Это открывает дополнительные возможности ― например, потенциально возможна дистрибьюция в США. Во время фестиваля мы встречались с потенциальными американскими партнерами ― они намекали, что заинтересованы, но ждут результатов. Это так работает: пока кто-то другой не похвалит твое кино, его не захотят взять в прокат. Сложно сказать наверняка, что нам даст эта награда, но я рада, что она есть: не только режиссерская, а и для всей команды. Кино ― это вид искусства, где ты не сам по себе.
Где «Землю» можно будет посмотреть в Украине?

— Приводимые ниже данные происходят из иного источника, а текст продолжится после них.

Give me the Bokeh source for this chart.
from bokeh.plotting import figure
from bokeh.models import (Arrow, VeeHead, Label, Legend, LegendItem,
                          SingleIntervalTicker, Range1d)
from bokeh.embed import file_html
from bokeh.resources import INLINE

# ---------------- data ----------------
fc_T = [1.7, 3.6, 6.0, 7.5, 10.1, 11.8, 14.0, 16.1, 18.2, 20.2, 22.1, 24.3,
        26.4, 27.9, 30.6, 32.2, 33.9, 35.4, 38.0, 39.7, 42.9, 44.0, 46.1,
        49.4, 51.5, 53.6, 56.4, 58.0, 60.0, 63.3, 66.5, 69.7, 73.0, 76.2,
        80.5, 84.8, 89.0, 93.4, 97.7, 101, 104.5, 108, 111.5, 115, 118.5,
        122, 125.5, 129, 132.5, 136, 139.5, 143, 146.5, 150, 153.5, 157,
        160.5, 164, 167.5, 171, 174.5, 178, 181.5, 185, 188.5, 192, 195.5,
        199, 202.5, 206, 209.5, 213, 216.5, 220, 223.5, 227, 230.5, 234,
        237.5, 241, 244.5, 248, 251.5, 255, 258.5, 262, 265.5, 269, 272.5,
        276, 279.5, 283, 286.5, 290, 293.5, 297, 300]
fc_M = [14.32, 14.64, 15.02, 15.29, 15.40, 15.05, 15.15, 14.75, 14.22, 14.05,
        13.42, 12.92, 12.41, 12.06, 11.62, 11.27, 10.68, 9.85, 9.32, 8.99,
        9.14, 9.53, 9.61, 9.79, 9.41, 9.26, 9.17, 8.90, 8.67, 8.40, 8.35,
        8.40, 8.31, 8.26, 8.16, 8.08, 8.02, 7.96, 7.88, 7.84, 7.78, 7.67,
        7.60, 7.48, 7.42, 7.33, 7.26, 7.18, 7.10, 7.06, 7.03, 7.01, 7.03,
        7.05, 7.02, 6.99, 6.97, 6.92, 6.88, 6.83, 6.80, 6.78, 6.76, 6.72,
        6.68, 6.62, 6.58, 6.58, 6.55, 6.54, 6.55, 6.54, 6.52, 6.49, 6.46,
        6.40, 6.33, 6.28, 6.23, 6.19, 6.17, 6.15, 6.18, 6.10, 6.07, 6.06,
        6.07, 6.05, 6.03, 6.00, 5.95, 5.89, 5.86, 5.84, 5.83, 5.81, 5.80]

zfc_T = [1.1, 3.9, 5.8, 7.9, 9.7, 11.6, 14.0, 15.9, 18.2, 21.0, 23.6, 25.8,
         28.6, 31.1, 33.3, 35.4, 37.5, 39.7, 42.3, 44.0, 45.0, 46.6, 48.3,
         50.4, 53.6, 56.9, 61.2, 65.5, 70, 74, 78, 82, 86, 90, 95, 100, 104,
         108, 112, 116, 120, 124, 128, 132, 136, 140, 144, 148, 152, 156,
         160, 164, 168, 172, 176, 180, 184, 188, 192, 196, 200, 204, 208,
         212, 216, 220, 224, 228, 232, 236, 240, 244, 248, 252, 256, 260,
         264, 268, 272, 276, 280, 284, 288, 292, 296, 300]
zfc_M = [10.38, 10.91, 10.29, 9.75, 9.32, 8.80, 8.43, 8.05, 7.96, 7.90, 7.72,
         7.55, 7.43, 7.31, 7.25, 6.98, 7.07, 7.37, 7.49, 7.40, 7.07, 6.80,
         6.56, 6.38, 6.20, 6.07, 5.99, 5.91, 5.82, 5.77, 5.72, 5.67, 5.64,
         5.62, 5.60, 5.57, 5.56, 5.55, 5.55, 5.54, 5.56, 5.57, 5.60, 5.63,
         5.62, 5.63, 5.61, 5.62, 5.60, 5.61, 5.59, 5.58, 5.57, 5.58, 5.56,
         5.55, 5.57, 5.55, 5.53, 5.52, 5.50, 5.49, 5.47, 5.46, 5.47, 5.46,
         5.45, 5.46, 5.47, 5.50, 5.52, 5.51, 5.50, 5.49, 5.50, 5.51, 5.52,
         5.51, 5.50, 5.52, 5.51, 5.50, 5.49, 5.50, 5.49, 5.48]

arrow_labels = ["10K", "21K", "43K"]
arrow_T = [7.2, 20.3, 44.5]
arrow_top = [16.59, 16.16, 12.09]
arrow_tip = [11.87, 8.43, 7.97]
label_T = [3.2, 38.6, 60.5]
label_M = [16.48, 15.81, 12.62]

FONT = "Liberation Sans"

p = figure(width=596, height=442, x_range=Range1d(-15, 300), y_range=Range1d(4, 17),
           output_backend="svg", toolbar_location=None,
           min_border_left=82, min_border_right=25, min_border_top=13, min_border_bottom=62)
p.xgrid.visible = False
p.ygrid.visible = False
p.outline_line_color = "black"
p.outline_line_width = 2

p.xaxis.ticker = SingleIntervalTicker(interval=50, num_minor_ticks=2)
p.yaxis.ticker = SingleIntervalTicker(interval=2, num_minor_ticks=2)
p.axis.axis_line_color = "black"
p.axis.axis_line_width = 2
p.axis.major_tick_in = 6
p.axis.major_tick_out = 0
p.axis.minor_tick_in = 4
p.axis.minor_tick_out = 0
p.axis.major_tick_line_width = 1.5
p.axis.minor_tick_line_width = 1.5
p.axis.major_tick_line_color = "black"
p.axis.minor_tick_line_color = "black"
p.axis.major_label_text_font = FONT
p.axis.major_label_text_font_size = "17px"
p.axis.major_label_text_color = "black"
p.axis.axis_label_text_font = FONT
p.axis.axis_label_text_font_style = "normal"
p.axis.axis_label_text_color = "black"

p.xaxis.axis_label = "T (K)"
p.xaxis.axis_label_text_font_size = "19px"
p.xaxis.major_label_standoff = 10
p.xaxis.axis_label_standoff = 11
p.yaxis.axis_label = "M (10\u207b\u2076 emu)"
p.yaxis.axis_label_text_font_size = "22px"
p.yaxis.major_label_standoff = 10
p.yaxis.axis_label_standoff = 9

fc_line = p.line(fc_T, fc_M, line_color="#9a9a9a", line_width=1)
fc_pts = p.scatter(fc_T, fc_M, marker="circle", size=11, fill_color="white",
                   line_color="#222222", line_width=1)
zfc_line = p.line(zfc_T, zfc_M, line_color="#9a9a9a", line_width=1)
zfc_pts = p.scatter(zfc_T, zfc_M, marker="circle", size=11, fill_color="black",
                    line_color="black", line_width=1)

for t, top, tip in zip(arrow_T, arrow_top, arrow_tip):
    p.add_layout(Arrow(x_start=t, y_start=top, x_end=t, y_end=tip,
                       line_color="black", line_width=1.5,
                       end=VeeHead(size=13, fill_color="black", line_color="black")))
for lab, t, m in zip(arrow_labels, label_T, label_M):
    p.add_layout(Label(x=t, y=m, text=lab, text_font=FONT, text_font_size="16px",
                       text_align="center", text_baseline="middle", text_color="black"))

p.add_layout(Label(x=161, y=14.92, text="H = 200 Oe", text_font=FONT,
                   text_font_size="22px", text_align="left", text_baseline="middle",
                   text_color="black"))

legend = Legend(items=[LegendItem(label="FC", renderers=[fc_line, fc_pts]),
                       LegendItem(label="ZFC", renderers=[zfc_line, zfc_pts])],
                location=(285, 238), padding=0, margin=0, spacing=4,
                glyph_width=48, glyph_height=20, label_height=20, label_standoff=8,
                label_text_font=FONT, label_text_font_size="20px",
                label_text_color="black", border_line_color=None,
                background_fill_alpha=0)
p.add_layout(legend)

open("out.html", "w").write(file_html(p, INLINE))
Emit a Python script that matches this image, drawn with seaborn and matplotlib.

Украинская премьера будет на фестивале Docudays. Там также будут наши герои ― все они, кроме Мирославы, еще не видели фильм. Это рискованно, но я хотела бы, чтобы они впервые увидели его на большом экране.
Говоря о будущем: как изменения в Госкино могут повлиять на украинскую документалистику?
Сейчас для большинства украинских кинематографистов период тревожности. Есть неприятное предчувствие. Конечно, надо судить по результатам. Но в Украине часто и особенно теперь к власти приходят не всегда компетентные люди, и это вряд ли может пойти на пользу этим сферам. В последние несколько месяцев все замерло. Даже с той же поездкой на Sundance никто не мог помочь, хотя это имиджевая вещь для украинского кино.
То, что происходило на конкурсе главы Госкино, подрывает доверие к прозрачности конкурсов в целом. Юлия Синкевич достойно прошла все этапы, одна вышла в финал ― и вдруг нашли какую-то отмазку, чтобы провести другой конкурс. Мне кажется, чтобы привести в Госкино «своего» человека. Мы мало что знаем о Марине Кудерчук, но вызывает сомнения то, что она фактически не связана с киноиндустрией.
В последние годы количество украинских фильмов перешло в качество. Не хотелось бы, чтобы вектор деятельности Госкино изменился. Предпочтение планируют предоставлять тем, кто ранее зарекомендовал себя собранием в кинотеатратах. Но фильмы, которые собирают залы в кинотеатрах, и фестивальное кино ― разные миры. Зрительское кино тоже надо развивать, но нельзя перекрывать воздух авторскому.